People v. Ladieu

Rose, J.P.

Appeal from a judgment of the County Court of Clinton County (McGill, J.), rendered November 4, 2011, convicting defendant upon her plea of guilty of the crime of criminal possession of a controlled substance in the fourth degree.

Defendant waived indictment and agreed to be prosecuted by a superior court information charging her with criminal possession of a controlled substance in the fourth degree. She pleaded guilty to this charge and waived her right to appeal. She was thereafter sentenced, in accordance with the plea agreement, to five years in prison followed by two years of postrelease supervision. Defendant now appeals.

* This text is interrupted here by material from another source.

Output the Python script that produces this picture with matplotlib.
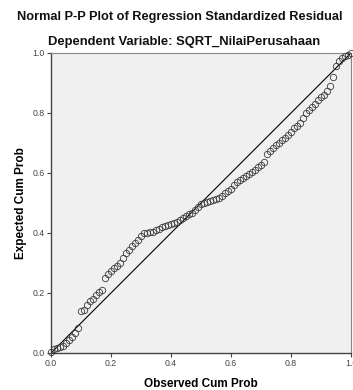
import matplotlib
matplotlib.use("Agg")
import matplotlib.pyplot as plt

# observed vs expected cumulative probabilities
observed = [0.00, 0.01, 0.02, 0.03, 0.04, 0.05, 0.06, 0.07, 0.08, 0.09,
            0.10, 0.11, 0.12, 0.13, 0.14, 0.15, 0.16, 0.17, 0.18, 0.19,
            0.20, 0.21, 0.22, 0.23, 0.24, 0.25, 0.26, 0.27, 0.28, 0.29,
            0.30, 0.31, 0.32, 0.33, 0.34, 0.35, 0.36, 0.37, 0.38, 0.39,
            0.40, 0.41, 0.42, 0.43, 0.44, 0.45, 0.46, 0.47, 0.48, 0.49,
            0.50, 0.51, 0.52, 0.53, 0.54, 0.55, 0.56, 0.57, 0.58, 0.59,
            0.60, 0.61, 0.62, 0.63, 0.64, 0.65, 0.66, 0.67, 0.68, 0.69,
            0.70, 0.71, 0.72, 0.73, 0.74, 0.75, 0.76, 0.77, 0.78, 0.79,
            0.80, 0.81, 0.82, 0.83, 0.84, 0.85, 0.86, 0.87, 0.88, 0.89,
            0.90, 0.91, 0.92, 0.93, 0.94, 0.95, 0.96, 0.97, 0.98, 0.99, 1.00]
expected = [0.005, 0.012, 0.018, 0.020, 0.024, 0.035, 0.045, 0.055, 0.068, 0.082,
            0.140, 0.145, 0.160, 0.172, 0.180, 0.192, 0.202, 0.210, 0.250, 0.262,
            0.275, 0.285, 0.290, 0.300, 0.318, 0.335, 0.345, 0.357, 0.368, 0.378,
            0.390, 0.399, 0.400, 0.402, 0.404, 0.410, 0.415, 0.420, 0.424, 0.428,
            0.430, 0.433, 0.437, 0.442, 0.450, 0.456, 0.462, 0.468, 0.478, 0.488,
            0.497, 0.500, 0.503, 0.506, 0.509, 0.512, 0.516, 0.522, 0.532, 0.540,
            0.548, 0.560, 0.570, 0.577, 0.584, 0.590, 0.597, 0.602, 0.610, 0.620,
            0.628, 0.636, 0.665, 0.675, 0.683, 0.692, 0.700, 0.710, 0.718, 0.727,
            0.738, 0.750, 0.758, 0.768, 0.785, 0.800, 0.810, 0.820, 0.830, 0.842,
            0.853, 0.860, 0.872, 0.890, 0.920, 0.958, 0.972, 0.982, 0.990, 0.995, 0.999]
ticks = [0.0, 0.2, 0.4, 0.6, 0.8, 1.0]
tick_labels = ["0.0", "0.2", "0.4", "0.6", "0.8", "1.0"]

plt.rcParams['font.family'] = ['Liberation Sans', 'DejaVu Sans']

fig = plt.figure(figsize=(3.53, 3.90), dpi=100)
ax = fig.add_axes([51 / 353, 37 / 390, 300 / 353, 300 / 390])
ax.set_facecolor('#f0f0f0')

# reference diagonal
ax.plot([0, 1], [0, 1], color='black', lw=0.8, zorder=2)
ax.plot(observed, expected, linestyle='none', marker='o', markersize=4.6,
        markerfacecolor='none', markeredgecolor='#3a3a3a', markeredgewidth=0.6,
        zorder=3, clip_on=False)

ax.set_xlim(0, 1)
ax.set_ylim(0, 1)
ax.set_xticks(ticks)
ax.set_xticklabels(tick_labels)
ax.set_yticks(ticks)
ax.set_yticklabels(tick_labels)
ax.tick_params(length=3, width=0.8, color='#444444', labelsize=6.3,
               labelcolor='#444444', pad=1.5)

for side in ['left', 'bottom']:
    ax.spines[side].set_color('#444444')
    ax.spines[side].set_linewidth(1.0)
for side in ['top', 'right']:
    ax.spines[side].set_color('#888888')
    ax.spines[side].set_linewidth(0.8)

ax.set_xlabel('Observed Cum Prob', fontsize=8.5, fontweight='bold', labelpad=7)
ax.set_ylabel('Expected Cum Prob', fontsize=8.5, fontweight='bold', labelpad=4)

fig.text(180 / 353, 1 - 17 / 390, 'Normal P-P Plot of Regression Standardized Residual',
         ha='center', va='center', fontsize=9.2, fontweight='bold', color='#111111')
fig.text(184 / 353, 1 - 42 / 390, 'Dependent Variable: SQRT_NilaiPerusahaan',
         ha='center', va='center', fontsize=9.4, fontweight='bold', color='#111111')

fig.savefig('out.png', dpi=100)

Initially, upon reviewing the record, we find that defendant’s waiver of the right to appeal was invalid given that she was not advised that the waiver was separate and distinct from the other rights she was relinquishing by pleading guilty (see People v Lopez, 6 NY3d 248, 256 [2006]; People v Klages, 90 AD3d 1149, 1150 [2011], lv denied 18 NY3d 925 [2012]; People v Mosher, 79 AD3d 1272, 1273 [2010], lv denied 16 NY3d 834 [2011]). However, her contentions that her guilty plea was not knowing, voluntary or intelligent and that she was denied the effective *1266assistance of counsel, which caused her to enter a defective guilty plea, have not been preserved for our review inasmuch as the record does not reveal that defendant made a motion to withdraw her plea or to vacate the judgment of conviction (see People v McGowan, 98 AD3d 1192, 1192 [2012]; People v Doe, 95 AD3d 1449, 1449 [2012], lv denied 19 NY3d 995 [2012]). The narrow exception to the preservation requirement is inapplicable insofar as defendant did not make any statements during the plea allocution that negated a material element of the crime or otherwise cast doubt upon her guilt (see People v Doe, 95 AD3d at 1449; People v Burnett, 93 AD3d 993, 993 [2012]). Further, defendant’s contentions regarding her ineffective assistance of counsel claim concern matters largely outside the record that cannot be examined on direct appeal. Lastly, we are not persuaded by defendant’s contention that her sentence is harsh and excessive. She received the sentence agreed to under the terms of the plea agreement, and we find no extraordinary circumstances or any abuse of discretion warranting a reduction of the sentence in the interest of justice.

Lahtinen, McCarthy and Egan Jr., JJ., concur.

Ordered that the judgment is affirmed.